YOUR TASK: All the data below goes into the copy word for word, but the pictures don't.

MATERIAL SHOWN:
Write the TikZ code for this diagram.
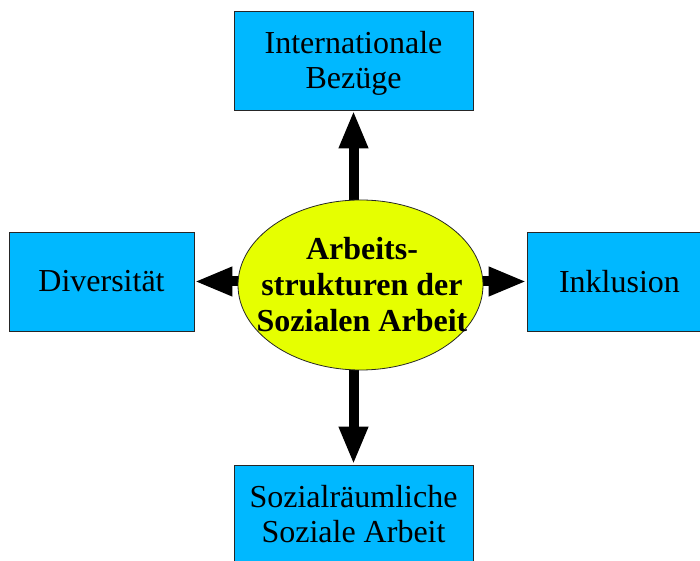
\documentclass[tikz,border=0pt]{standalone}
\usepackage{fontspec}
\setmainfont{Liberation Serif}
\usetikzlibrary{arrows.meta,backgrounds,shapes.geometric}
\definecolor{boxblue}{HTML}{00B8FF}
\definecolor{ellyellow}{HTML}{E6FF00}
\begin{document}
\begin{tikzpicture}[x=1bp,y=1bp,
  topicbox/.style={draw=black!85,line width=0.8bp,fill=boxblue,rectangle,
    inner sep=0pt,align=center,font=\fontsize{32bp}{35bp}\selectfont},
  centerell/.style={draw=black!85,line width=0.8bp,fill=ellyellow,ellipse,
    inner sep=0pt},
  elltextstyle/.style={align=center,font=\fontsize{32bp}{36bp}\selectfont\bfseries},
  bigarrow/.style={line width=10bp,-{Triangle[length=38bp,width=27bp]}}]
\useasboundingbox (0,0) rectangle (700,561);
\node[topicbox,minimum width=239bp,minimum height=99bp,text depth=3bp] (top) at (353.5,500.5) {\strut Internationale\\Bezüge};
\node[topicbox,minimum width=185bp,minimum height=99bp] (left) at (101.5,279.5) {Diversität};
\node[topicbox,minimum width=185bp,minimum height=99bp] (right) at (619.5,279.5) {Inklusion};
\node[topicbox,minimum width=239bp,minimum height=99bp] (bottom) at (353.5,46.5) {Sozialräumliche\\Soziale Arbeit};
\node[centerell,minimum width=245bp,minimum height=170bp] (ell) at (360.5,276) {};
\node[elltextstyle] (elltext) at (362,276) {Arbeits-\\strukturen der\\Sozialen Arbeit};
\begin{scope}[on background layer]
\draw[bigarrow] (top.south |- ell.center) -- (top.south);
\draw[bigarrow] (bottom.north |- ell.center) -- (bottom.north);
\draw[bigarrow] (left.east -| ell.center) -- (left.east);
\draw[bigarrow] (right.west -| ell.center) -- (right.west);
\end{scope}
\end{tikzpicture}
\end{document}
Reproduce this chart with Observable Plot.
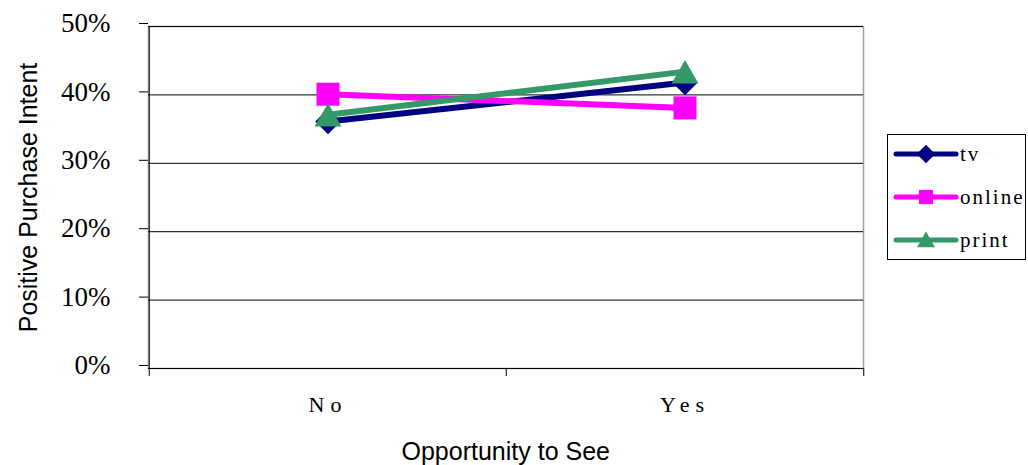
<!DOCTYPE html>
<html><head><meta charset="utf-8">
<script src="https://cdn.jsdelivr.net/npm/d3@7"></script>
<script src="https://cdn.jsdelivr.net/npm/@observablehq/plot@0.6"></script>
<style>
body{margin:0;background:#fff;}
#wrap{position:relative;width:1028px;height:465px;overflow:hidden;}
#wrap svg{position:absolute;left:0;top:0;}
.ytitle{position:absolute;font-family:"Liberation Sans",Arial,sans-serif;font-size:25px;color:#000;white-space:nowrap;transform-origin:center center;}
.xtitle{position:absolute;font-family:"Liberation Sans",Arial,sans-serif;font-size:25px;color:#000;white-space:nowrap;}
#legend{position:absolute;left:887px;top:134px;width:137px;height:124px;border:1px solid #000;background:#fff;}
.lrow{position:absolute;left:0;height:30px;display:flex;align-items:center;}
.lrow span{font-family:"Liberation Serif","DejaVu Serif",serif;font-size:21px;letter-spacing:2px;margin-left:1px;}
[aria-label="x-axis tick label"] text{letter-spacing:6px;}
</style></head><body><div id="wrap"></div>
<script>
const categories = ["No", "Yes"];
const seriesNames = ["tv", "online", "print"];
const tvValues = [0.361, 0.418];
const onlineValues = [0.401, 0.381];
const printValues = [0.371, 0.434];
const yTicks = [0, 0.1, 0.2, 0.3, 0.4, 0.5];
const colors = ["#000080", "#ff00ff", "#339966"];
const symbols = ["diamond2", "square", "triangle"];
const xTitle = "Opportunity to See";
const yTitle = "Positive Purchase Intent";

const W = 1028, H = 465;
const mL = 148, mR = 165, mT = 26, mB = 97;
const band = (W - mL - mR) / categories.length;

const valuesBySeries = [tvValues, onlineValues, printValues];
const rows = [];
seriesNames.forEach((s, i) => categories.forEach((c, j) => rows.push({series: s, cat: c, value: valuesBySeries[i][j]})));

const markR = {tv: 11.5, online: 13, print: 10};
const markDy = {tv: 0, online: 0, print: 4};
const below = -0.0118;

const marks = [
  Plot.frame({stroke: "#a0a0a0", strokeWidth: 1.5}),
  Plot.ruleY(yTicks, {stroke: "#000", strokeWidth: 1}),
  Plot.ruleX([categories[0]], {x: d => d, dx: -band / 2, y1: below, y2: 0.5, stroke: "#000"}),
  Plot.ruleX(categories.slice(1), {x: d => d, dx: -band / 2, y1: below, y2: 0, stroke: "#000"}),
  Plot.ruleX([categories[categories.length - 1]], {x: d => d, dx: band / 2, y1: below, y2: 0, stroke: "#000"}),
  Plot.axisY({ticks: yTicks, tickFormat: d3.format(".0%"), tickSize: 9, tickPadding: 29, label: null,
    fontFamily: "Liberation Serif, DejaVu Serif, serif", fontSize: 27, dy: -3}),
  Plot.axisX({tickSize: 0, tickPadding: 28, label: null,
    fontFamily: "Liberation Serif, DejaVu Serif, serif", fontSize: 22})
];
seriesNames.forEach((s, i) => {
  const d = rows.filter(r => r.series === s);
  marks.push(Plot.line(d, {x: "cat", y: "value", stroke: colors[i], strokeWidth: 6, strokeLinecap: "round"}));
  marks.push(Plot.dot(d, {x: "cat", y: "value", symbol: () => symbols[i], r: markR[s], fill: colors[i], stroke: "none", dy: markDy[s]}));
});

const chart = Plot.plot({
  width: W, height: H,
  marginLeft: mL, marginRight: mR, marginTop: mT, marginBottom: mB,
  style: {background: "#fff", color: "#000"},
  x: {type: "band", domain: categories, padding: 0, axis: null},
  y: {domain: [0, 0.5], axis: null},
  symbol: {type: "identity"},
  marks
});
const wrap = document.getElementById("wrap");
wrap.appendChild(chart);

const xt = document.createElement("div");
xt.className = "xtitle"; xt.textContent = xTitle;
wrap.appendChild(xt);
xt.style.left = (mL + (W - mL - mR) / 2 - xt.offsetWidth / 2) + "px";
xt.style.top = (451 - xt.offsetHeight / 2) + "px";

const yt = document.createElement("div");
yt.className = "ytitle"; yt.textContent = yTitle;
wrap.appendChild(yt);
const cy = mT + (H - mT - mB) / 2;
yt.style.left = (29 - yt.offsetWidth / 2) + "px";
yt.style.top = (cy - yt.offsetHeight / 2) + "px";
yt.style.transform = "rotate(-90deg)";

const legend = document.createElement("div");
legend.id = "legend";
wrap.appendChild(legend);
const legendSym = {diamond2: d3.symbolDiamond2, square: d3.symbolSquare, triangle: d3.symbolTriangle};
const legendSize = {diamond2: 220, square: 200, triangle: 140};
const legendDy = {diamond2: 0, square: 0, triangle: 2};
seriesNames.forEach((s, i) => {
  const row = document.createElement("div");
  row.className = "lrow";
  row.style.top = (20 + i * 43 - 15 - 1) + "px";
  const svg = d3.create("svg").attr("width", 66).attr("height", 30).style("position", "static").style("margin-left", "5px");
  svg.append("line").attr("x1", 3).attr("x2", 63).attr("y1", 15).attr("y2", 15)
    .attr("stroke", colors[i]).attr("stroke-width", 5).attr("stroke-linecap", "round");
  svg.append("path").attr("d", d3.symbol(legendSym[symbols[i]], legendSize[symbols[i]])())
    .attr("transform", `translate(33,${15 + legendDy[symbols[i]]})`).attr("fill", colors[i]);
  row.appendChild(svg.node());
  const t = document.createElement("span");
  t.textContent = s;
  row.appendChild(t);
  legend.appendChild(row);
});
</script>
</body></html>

PROBLEM SOLUTION:
Write the TikZ code for this diagram.
\documentclass[tikz,border=0pt]{standalone}
\usepackage{fontspec}
\setmainfont{Liberation Serif}
\usetikzlibrary{arrows.meta,backgrounds,shapes.geometric}
\definecolor{boxblue}{HTML}{00B8FF}
\definecolor{ellyellow}{HTML}{E6FF00}
\begin{document}
\begin{tikzpicture}[x=1bp,y=1bp,
  topicbox/.style={draw=black!85,line width=0.8bp,fill=boxblue,rectangle,
    inner sep=0pt,align=center,font=\fontsize{32bp}{35bp}\selectfont},
  centerell/.style={draw=black!85,line width=0.8bp,fill=ellyellow,ellipse,
    inner sep=0pt},
  elltextstyle/.style={align=center,font=\fontsize{32bp}{36bp}\selectfont\bfseries},
  bigarrow/.style={line width=10bp,-{Triangle[length=38bp,width=27bp]}}]
\useasboundingbox (0,0) rectangle (700,561);
\node[topicbox,minimum width=239bp,minimum height=99bp,text depth=3bp] (top) at (353.5,500.5) {\strut Internationale\\Bezüge};
\node[topicbox,minimum width=185bp,minimum height=99bp] (left) at (101.5,279.5) {Diversität};
\node[topicbox,minimum width=185bp,minimum height=99bp] (right) at (619.5,279.5) {Inklusion};
\node[topicbox,minimum width=239bp,minimum height=99bp] (bottom) at (353.5,46.5) {Sozialräumliche\\Soziale Arbeit};
\node[centerell,minimum width=245bp,minimum height=170bp] (ell) at (360.5,276) {};
\node[elltextstyle] (elltext) at (362,276) {Arbeits-\\strukturen der\\Sozialen Arbeit};
\begin{scope}[on background layer]
\draw[bigarrow] (top.south |- ell.center) -- (top.south);
\draw[bigarrow] (bottom.north |- ell.center) -- (bottom.north);
\draw[bigarrow] (left.east -| ell.center) -- (left.east);
\draw[bigarrow] (right.west -| ell.center) -- (right.west);
\end{scope}
\end{tikzpicture}
\end{document}
Reproduce this chart with Observable Plot.
<!DOCTYPE html>
<html><head><meta charset="utf-8">
<script src="https://cdn.jsdelivr.net/npm/d3@7"></script>
<script src="https://cdn.jsdelivr.net/npm/@observablehq/plot@0.6"></script>
<style>
body{margin:0;background:#fff;}
#wrap{position:relative;width:1028px;height:465px;overflow:hidden;}
#wrap svg{position:absolute;left:0;top:0;}
.ytitle{position:absolute;font-family:"Liberation Sans",Arial,sans-serif;font-size:25px;color:#000;white-space:nowrap;transform-origin:center center;}
.xtitle{position:absolute;font-family:"Liberation Sans",Arial,sans-serif;font-size:25px;color:#000;white-space:nowrap;}
#legend{position:absolute;left:887px;top:134px;width:137px;height:124px;border:1px solid #000;background:#fff;}
.lrow{position:absolute;left:0;height:30px;display:flex;align-items:center;}
.lrow span{font-family:"Liberation Serif","DejaVu Serif",serif;font-size:21px;letter-spacing:2px;margin-left:1px;}
[aria-label="x-axis tick label"] text{letter-spacing:6px;}
</style></head><body><div id="wrap"></div>
<script>
const categories = ["No", "Yes"];
const seriesNames = ["tv", "online", "print"];
const tvValues = [0.361, 0.418];
const onlineValues = [0.401, 0.381];
const printValues = [0.371, 0.434];
const yTicks = [0, 0.1, 0.2, 0.3, 0.4, 0.5];
const colors = ["#000080", "#ff00ff", "#339966"];
const symbols = ["diamond2", "square", "triangle"];
const xTitle = "Opportunity to See";
const yTitle = "Positive Purchase Intent";

const W = 1028, H = 465;
const mL = 148, mR = 165, mT = 26, mB = 97;
const band = (W - mL - mR) / categories.length;

const valuesBySeries = [tvValues, onlineValues, printValues];
const rows = [];
seriesNames.forEach((s, i) => categories.forEach((c, j) => rows.push({series: s, cat: c, value: valuesBySeries[i][j]})));

const markR = {tv: 11.5, online: 13, print: 10};
const markDy = {tv: 0, online: 0, print: 4};
const below = -0.0118;

const marks = [
  Plot.frame({stroke: "#a0a0a0", strokeWidth: 1.5}),
  Plot.ruleY(yTicks, {stroke: "#000", strokeWidth: 1}),
  Plot.ruleX([categories[0]], {x: d => d, dx: -band / 2, y1: below, y2: 0.5, stroke: "#000"}),
  Plot.ruleX(categories.slice(1), {x: d => d, dx: -band / 2, y1: below, y2: 0, stroke: "#000"}),
  Plot.ruleX([categories[categories.length - 1]], {x: d => d, dx: band / 2, y1: below, y2: 0, stroke: "#000"}),
  Plot.axisY({ticks: yTicks, tickFormat: d3.format(".0%"), tickSize: 9, tickPadding: 29, label: null,
    fontFamily: "Liberation Serif, DejaVu Serif, serif", fontSize: 27, dy: -3}),
  Plot.axisX({tickSize: 0, tickPadding: 28, label: null,
    fontFamily: "Liberation Serif, DejaVu Serif, serif", fontSize: 22})
];
seriesNames.forEach((s, i) => {
  const d = rows.filter(r => r.series === s);
  marks.push(Plot.line(d, {x: "cat", y: "value", stroke: colors[i], strokeWidth: 6, strokeLinecap: "round"}));
  marks.push(Plot.dot(d, {x: "cat", y: "value", symbol: () => symbols[i], r: markR[s], fill: colors[i], stroke: "none", dy: markDy[s]}));
});

const chart = Plot.plot({
  width: W, height: H,
  marginLeft: mL, marginRight: mR, marginTop: mT, marginBottom: mB,
  style: {background: "#fff", color: "#000"},
  x: {type: "band", domain: categories, padding: 0, axis: null},
  y: {domain: [0, 0.5], axis: null},
  symbol: {type: "identity"},
  marks
});
const wrap = document.getElementById("wrap");
wrap.appendChild(chart);

const xt = document.createElement("div");
xt.className = "xtitle"; xt.textContent = xTitle;
wrap.appendChild(xt);
xt.style.left = (mL + (W - mL - mR) / 2 - xt.offsetWidth / 2) + "px";
xt.style.top = (451 - xt.offsetHeight / 2) + "px";

const yt = document.createElement("div");
yt.className = "ytitle"; yt.textContent = yTitle;
wrap.appendChild(yt);
const cy = mT + (H - mT - mB) / 2;
yt.style.left = (29 - yt.offsetWidth / 2) + "px";
yt.style.top = (cy - yt.offsetHeight / 2) + "px";
yt.style.transform = "rotate(-90deg)";

const legend = document.createElement("div");
legend.id = "legend";
wrap.appendChild(legend);
const legendSym = {diamond2: d3.symbolDiamond2, square: d3.symbolSquare, triangle: d3.symbolTriangle};
const legendSize = {diamond2: 220, square: 200, triangle: 140};
const legendDy = {diamond2: 0, square: 0, triangle: 2};
seriesNames.forEach((s, i) => {
  const row = document.createElement("div");
  row.className = "lrow";
  row.style.top = (20 + i * 43 - 15 - 1) + "px";
  const svg = d3.create("svg").attr("width", 66).attr("height", 30).style("position", "static").style("margin-left", "5px");
  svg.append("line").attr("x1", 3).attr("x2", 63).attr("y1", 15).attr("y2", 15)
    .attr("stroke", colors[i]).attr("stroke-width", 5).attr("stroke-linecap", "round");
  svg.append("path").attr("d", d3.symbol(legendSym[symbols[i]], legendSize[symbols[i]])())
    .attr("transform", `translate(33,${15 + legendDy[symbols[i]]})`).attr("fill", colors[i]);
  row.appendChild(svg.node());
  const t = document.createElement("span");
  t.textContent = s;
  row.appendChild(t);
  legend.appendChild(row);
});
</script>
</body></html>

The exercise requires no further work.